Um criminoso confesso, à espera de delação, em defesa de Moro e Lava Jato
A carta que Léo Pinheiro envia à Folha tem um elemento inescapável que a torna inútil até como peça de proselitismo. Ele aguarda ainda que a PGR envie a sua delação para homologação. Venham cá: ele teria como afirmar algo diferente disso? Se dissesse que fez a delação sob pressão e que alterou versões no curso das investigações, o que aconteceria? A sua delação iria para o lixo. Como está, pode ser homologada pela máquina automática de homologar delações que Edson Fachin deve ter escondida em seu gabinete.
Há outros elementos que chamam a atenção. Um dos que mais se destacam, além da confissão de que está decidido a ser uma pessoa boa, é a defesa que faz do Ministério Público Federal e da Polícia Federal. A escrita será certamente usada como material de propaganda para enfrentar a onda de descrédito que colhe a Lava Jato dentro e fora do país. Parece piada, mas é assim: apela-se àquele que deu o testemunho que sustentou a condenação de Lula — se falasse como delator, teria de apresentar evidências da conta geral de propina e da suposta ordem dada pelo petista para destruir provas — para dar um segundo testemunho que a justifique.
Celebre-se ainda a prodigiosa memória do prisioneiro. Nem que estivesse com todos os autos em mãos e o estudasse dia e noite na cadeia, conseguiria aquela riqueza de detalhes — todos, notem bem!, a endossar a versão de que o tal tríplex de Guarujá pertencia a Lula. Adicionalmente, há a menção ao sítio de Atibaia, também debitado na tal conta geral de propina de que o Ministério Público Federal nunca tinha ouvido falar. Aí já se tenta cuidar do segundo processo mais avançado do petista, com o recado sendo mandado ao TRF-4.
Mais surpreendente ainda na elefantina memória de Pinheiro: não apenas se lembra das supostas provas que ele mesmo forneceu como tem na ponta da caneta as que foram entregues por terceiros. Trata-se mesmo de um caso a ser estudado pela ciência.
O chato nessa história é que, para condenar Lula, o MPF deveria ter apresentado a Moro provas de que o tríplex, se propriedade do petista, tinha como origem os contratos celebrados pela OAS com a Petrobras, o que justificaria o caso estar na 13ª Vara Federal de Curitiba.
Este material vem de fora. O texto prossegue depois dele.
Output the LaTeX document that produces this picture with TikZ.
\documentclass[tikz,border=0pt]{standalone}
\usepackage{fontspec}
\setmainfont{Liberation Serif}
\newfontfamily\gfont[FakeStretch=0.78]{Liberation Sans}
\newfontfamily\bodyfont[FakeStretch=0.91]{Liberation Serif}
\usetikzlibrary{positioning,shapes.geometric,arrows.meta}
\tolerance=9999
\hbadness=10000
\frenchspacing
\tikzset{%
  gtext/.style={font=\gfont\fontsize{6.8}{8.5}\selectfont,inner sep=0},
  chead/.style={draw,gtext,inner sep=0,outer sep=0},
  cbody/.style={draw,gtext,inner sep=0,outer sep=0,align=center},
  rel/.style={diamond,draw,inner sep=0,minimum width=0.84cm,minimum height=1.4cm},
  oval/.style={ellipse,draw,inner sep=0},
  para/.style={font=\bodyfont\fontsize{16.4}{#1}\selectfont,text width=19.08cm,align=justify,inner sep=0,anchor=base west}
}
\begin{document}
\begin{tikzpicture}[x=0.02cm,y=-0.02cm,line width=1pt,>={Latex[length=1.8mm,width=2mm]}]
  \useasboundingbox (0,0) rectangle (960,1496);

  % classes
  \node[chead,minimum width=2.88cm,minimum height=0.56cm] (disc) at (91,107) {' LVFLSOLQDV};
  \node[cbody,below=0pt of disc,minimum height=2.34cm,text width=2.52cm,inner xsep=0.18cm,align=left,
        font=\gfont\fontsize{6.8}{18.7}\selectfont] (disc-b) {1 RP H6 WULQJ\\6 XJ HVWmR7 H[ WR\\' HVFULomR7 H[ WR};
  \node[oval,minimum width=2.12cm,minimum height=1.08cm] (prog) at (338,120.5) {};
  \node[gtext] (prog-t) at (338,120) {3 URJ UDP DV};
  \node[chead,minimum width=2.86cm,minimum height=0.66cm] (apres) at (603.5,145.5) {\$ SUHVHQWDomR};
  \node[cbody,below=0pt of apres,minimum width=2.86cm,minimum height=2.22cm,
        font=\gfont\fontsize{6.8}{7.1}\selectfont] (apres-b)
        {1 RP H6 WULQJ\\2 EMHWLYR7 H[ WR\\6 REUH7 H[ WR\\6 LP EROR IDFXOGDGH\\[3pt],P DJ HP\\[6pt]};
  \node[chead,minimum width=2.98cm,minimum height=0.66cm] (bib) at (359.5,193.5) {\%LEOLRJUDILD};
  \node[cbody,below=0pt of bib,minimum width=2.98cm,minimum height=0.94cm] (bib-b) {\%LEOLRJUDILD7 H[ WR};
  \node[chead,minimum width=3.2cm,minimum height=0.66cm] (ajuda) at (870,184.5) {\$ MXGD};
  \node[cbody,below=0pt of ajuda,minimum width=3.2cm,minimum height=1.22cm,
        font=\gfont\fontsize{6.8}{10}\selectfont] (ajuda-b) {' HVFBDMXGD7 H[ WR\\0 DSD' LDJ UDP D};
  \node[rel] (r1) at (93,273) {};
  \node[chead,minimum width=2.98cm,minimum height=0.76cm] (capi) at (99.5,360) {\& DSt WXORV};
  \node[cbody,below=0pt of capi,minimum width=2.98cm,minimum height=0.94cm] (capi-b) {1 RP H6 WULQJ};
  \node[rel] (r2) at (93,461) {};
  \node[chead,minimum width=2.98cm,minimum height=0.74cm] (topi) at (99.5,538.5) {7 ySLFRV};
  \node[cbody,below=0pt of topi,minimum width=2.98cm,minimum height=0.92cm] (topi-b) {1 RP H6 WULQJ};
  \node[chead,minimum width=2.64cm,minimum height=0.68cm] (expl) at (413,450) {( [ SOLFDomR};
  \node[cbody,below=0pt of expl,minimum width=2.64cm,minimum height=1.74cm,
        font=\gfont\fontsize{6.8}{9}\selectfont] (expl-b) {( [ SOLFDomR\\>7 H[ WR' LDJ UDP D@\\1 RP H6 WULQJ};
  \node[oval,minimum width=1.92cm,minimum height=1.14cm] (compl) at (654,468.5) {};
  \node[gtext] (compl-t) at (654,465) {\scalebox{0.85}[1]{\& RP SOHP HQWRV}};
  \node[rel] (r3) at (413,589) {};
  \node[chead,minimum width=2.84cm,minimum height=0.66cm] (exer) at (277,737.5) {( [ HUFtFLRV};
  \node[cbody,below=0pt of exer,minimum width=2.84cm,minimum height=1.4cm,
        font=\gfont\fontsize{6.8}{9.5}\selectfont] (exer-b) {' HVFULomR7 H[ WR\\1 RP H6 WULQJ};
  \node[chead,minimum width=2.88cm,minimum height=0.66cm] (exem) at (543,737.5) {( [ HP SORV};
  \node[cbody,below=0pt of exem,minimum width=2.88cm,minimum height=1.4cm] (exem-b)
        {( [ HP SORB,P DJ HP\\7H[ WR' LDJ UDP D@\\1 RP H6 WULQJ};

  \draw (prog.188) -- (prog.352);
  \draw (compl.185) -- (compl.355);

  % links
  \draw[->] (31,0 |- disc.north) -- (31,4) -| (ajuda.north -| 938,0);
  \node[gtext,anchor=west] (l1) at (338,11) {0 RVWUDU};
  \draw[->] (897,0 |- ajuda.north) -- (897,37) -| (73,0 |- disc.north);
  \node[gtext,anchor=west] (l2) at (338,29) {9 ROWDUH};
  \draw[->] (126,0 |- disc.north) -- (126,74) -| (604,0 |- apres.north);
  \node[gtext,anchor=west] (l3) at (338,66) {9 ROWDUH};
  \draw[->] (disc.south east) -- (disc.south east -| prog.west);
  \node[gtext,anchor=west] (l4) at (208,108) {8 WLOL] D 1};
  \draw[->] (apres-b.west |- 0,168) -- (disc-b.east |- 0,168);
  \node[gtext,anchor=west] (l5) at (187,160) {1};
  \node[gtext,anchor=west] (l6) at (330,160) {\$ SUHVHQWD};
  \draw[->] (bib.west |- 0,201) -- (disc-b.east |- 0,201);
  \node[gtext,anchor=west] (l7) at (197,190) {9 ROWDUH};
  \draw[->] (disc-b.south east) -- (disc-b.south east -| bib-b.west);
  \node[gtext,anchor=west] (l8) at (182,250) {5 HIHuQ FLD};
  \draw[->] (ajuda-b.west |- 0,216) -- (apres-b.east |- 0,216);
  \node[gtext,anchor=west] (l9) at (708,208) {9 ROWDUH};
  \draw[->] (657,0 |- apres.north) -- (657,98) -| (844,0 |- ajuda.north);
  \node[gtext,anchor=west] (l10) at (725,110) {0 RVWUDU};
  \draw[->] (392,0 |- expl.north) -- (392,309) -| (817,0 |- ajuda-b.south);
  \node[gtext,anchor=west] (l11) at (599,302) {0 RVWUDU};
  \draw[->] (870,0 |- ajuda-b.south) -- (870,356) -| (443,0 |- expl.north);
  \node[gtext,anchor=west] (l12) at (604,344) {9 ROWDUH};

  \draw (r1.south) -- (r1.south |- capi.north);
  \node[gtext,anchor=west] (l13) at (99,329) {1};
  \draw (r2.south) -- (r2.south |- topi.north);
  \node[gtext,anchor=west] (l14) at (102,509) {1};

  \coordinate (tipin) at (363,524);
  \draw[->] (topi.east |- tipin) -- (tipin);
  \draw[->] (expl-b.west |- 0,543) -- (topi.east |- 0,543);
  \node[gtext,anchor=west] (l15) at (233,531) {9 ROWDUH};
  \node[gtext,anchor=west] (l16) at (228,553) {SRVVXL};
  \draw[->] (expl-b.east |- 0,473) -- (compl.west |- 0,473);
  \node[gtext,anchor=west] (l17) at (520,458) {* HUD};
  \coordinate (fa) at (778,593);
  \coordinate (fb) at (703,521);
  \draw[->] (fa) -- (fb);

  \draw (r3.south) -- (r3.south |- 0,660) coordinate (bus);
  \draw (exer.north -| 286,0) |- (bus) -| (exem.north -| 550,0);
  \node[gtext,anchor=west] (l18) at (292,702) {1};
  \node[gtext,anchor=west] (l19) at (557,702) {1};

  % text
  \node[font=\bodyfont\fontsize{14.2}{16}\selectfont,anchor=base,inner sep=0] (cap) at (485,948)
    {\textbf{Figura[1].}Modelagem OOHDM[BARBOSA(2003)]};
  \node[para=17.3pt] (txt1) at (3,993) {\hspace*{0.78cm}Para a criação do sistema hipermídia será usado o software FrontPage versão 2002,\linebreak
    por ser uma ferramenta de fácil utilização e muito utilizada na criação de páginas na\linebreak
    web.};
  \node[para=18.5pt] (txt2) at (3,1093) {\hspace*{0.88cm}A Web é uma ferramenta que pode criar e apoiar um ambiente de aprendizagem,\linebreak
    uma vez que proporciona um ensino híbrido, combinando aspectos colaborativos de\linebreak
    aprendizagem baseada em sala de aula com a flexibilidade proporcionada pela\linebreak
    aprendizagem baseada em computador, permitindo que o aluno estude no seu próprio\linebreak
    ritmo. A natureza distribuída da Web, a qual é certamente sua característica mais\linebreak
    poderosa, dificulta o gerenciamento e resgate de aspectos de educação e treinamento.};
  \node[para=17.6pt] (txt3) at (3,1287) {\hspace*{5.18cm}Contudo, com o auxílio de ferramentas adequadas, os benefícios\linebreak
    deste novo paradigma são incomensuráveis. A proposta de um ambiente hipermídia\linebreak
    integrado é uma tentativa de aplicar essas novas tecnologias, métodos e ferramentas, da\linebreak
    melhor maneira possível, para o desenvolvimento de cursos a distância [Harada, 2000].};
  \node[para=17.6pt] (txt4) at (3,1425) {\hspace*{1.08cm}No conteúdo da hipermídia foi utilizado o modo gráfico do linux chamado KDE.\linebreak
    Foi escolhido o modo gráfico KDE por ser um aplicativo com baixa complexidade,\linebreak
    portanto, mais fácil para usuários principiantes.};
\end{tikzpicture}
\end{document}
Mas o então juiz escreveu:
"Este juízo jamais afirmou, na sentença ou em lugar algum, que os valores obtidos pela Construtora OAS nos contratos com a Petrobras foram usados para pagamento da vantagem indevida para o ex-Presidente".
Pinheiro nega que a condição de preso e de futuro delator esteja na raiz daquele seu depoimento a Moro. E agora certamente há de negar que, na raiz dessa carta, esteja o mesmo presidiário que aguarda a homologação da segunda delação e que vê aumentar o risco de que seja rejeitada em razão das revelações feitas pelo site The Intercept Brasil.
Um criminoso confesso foi escalado para atestar a lisura da Lava Jato e de Sergio Moro. Só o fundo do poço os contempla.